Stated problem
Transcribe the records exactly. Pictures do not belong in the transcription.

** START OF Input **

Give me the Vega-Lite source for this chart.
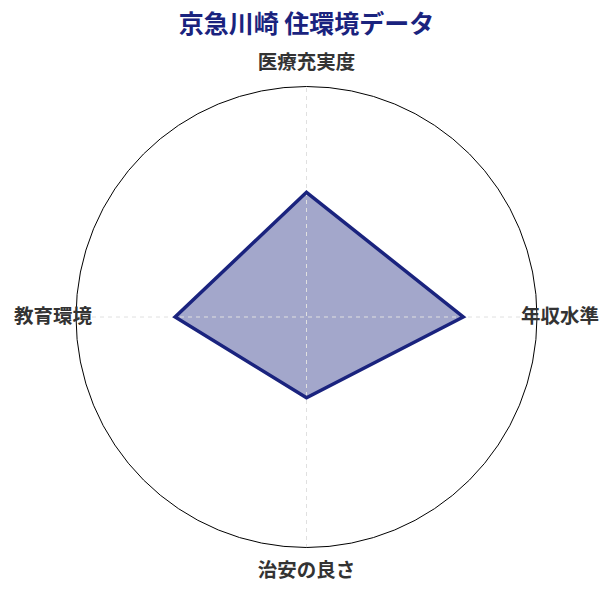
{
  "$schema": "https://vega.github.io/schema/vega-lite/v6.json",
  "width": 461,
  "height": 462,
  "autosize": {"type": "none"},
  "padding": {"left": 76, "top": 86, "right": 75, "bottom": 47},
  "background": "white",
  "config": {"view": {"stroke": null}, "font": "Noto Sans CJK JP"},
  "title": {
    "text": "京急川崎 住環境データ",
    "font": "Noto Sans CJK JP",
    "fontSize": 25,
    "fontWeight": "bold",
    "color": "#1a237e",
    "anchor": "middle",
    "offset": 15
  },
  "data": {
    "values": [
      {"axis": "医療充実度", "value": 54, "order": 0},
      {"axis": "年収水準", "value": 68, "order": 1},
      {"axis": "治安の良さ", "value": 35, "order": 2},
      {"axis": "教育環境", "value": 57, "order": 3}
    ]
  },
  "transform": [
    {"calculate": "datum.order * PI / 2", "as": "angle"},
    {"calculate": "datum.value / 100 * sin(datum.angle)", "as": "px"},
    {"calculate": "datum.value / 100 * cos(datum.angle)", "as": "py"},
    {"calculate": "1.1 * sin(datum.angle)", "as": "lx"},
    {"calculate": "1.1 * cos(datum.angle)", "as": "ly"}
  ],
  "resolve": {"scale": {"x": "shared", "y": "shared"}},
  "layer": [
    {
      "mark": {"type": "line", "interpolate": "linear-closed", "fill": "#1a237e", "fillOpacity": 0.4, "strokeWidth": 0, "stroke": null},
      "encoding": {
        "x": {"field": "px", "type": "quantitative", "scale": {"domain": [-1, 1], "nice": false, "zero": false}, "axis": null},
        "y": {"field": "py", "type": "quantitative", "scale": {"domain": [-1, 1], "nice": false, "zero": false}, "axis": null},
        "order": {"field": "order"}
      }
    },
    {
      "data": {"values": [{}]},
      "mark": {"type": "rule", "color": "#e0e0e0", "strokeDash": [4, 4], "strokeWidth": 1},
      "encoding": {
        "x": {"datum": 0, "type": "quantitative"},
        "y": {"datum": -1, "type": "quantitative"},
        "y2": {"datum": 1}
      }
    },
    {
      "data": {"values": [{}]},
      "mark": {"type": "rule", "color": "#e0e0e0", "strokeDash": [4, 4], "strokeWidth": 1},
      "encoding": {
        "y": {"datum": 0, "type": "quantitative"},
        "x": {"datum": -1, "type": "quantitative"},
        "x2": {"datum": 1}
      }
    },
    {
      "data": {"values": [{}]},
      "mark": {"type": "point", "shape": "circle", "filled": false, "size": 212521, "stroke": "#000000", "strokeWidth": 1, "opacity": 1},
      "encoding": {
        "x": {"datum": 0, "type": "quantitative"},
        "y": {"datum": 0, "type": "quantitative"}
      }
    },
    {
      "mark": {"type": "line", "interpolate": "linear-closed", "stroke": "#1a237e", "strokeWidth": 3.5, "strokeJoin": "miter"},
      "encoding": {
        "x": {"field": "px", "type": "quantitative"},
        "y": {"field": "py", "type": "quantitative"},
        "order": {"field": "order"}
      }
    },
    {
      "mark": {"type": "text", "font": "Noto Sans CJK JP", "fontSize": 19.5, "fontWeight": "bold", "color": "#333333", "align": "center", "baseline": "middle"},
      "encoding": {
        "x": {"field": "lx", "type": "quantitative"},
        "y": {"field": "ly", "type": "quantitative"},
        "text": {"field": "axis"}
      }
    }
  ]
}
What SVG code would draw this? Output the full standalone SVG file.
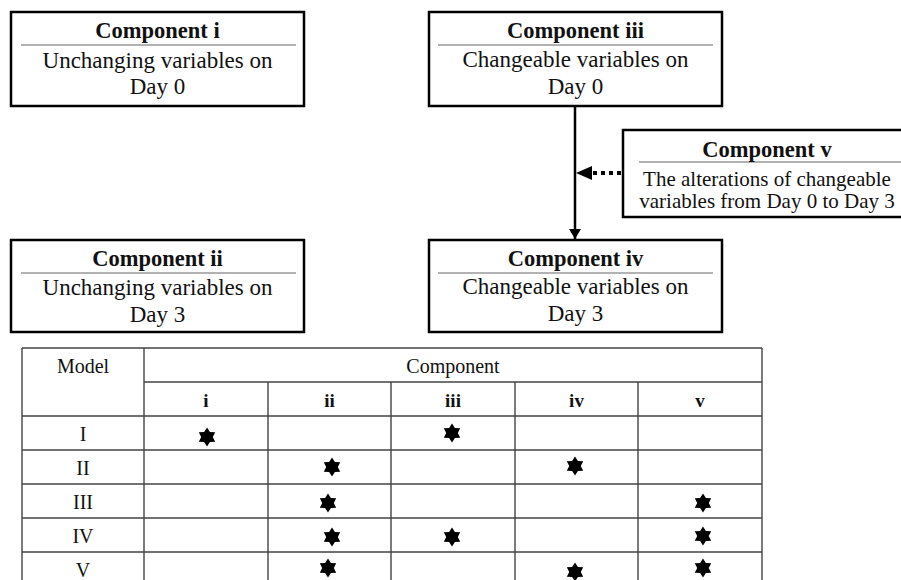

** END OF Input **

Exercise solution
Give me the Vega-Lite source for this chart.
{
  "$schema": "https://vega.github.io/schema/vega-lite/v6.json",
  "width": 461,
  "height": 462,
  "autosize": {"type": "none"},
  "padding": {"left": 76, "top": 86, "right": 75, "bottom": 47},
  "background": "white",
  "config": {"view": {"stroke": null}, "font": "Noto Sans CJK JP"},
  "title": {
    "text": "京急川崎 住環境データ",
    "font": "Noto Sans CJK JP",
    "fontSize": 25,
    "fontWeight": "bold",
    "color": "#1a237e",
    "anchor": "middle",
    "offset": 15
  },
  "data": {
    "values": [
      {"axis": "医療充実度", "value": 54, "order": 0},
      {"axis": "年収水準", "value": 68, "order": 1},
      {"axis": "治安の良さ", "value": 35, "order": 2},
      {"axis": "教育環境", "value": 57, "order": 3}
    ]
  },
  "transform": [
    {"calculate": "datum.order * PI / 2", "as": "angle"},
    {"calculate": "datum.value / 100 * sin(datum.angle)", "as": "px"},
    {"calculate": "datum.value / 100 * cos(datum.angle)", "as": "py"},
    {"calculate": "1.1 * sin(datum.angle)", "as": "lx"},
    {"calculate": "1.1 * cos(datum.angle)", "as": "ly"}
  ],
  "resolve": {"scale": {"x": "shared", "y": "shared"}},
  "layer": [
    {
      "mark": {"type": "line", "interpolate": "linear-closed", "fill": "#1a237e", "fillOpacity": 0.4, "strokeWidth": 0, "stroke": null},
      "encoding": {
        "x": {"field": "px", "type": "quantitative", "scale": {"domain": [-1, 1], "nice": false, "zero": false}, "axis": null},
        "y": {"field": "py", "type": "quantitative", "scale": {"domain": [-1, 1], "nice": false, "zero": false}, "axis": null},
        "order": {"field": "order"}
      }
    },
    {
      "data": {"values": [{}]},
      "mark": {"type": "rule", "color": "#e0e0e0", "strokeDash": [4, 4], "strokeWidth": 1},
      "encoding": {
        "x": {"datum": 0, "type": "quantitative"},
        "y": {"datum": -1, "type": "quantitative"},
        "y2": {"datum": 1}
      }
    },
    {
      "data": {"values": [{}]},
      "mark": {"type": "rule", "color": "#e0e0e0", "strokeDash": [4, 4], "strokeWidth": 1},
      "encoding": {
        "y": {"datum": 0, "type": "quantitative"},
        "x": {"datum": -1, "type": "quantitative"},
        "x2": {"datum": 1}
      }
    },
    {
      "data": {"values": [{}]},
      "mark": {"type": "point", "shape": "circle", "filled": false, "size": 212521, "stroke": "#000000", "strokeWidth": 1, "opacity": 1},
      "encoding": {
        "x": {"datum": 0, "type": "quantitative"},
        "y": {"datum": 0, "type": "quantitative"}
      }
    },
    {
      "mark": {"type": "line", "interpolate": "linear-closed", "stroke": "#1a237e", "strokeWidth": 3.5, "strokeJoin": "miter"},
      "encoding": {
        "x": {"field": "px", "type": "quantitative"},
        "y": {"field": "py", "type": "quantitative"},
        "order": {"field": "order"}
      }
    },
    {
      "mark": {"type": "text", "font": "Noto Sans CJK JP", "fontSize": 19.5, "fontWeight": "bold", "color": "#333333", "align": "center", "baseline": "middle"},
      "encoding": {
        "x": {"field": "lx", "type": "quantitative"},
        "y": {"field": "ly", "type": "quantitative"},
        "text": {"field": "axis"}
      }
    }
  ]
}
What SVG code would draw this? Output the full standalone SVG file.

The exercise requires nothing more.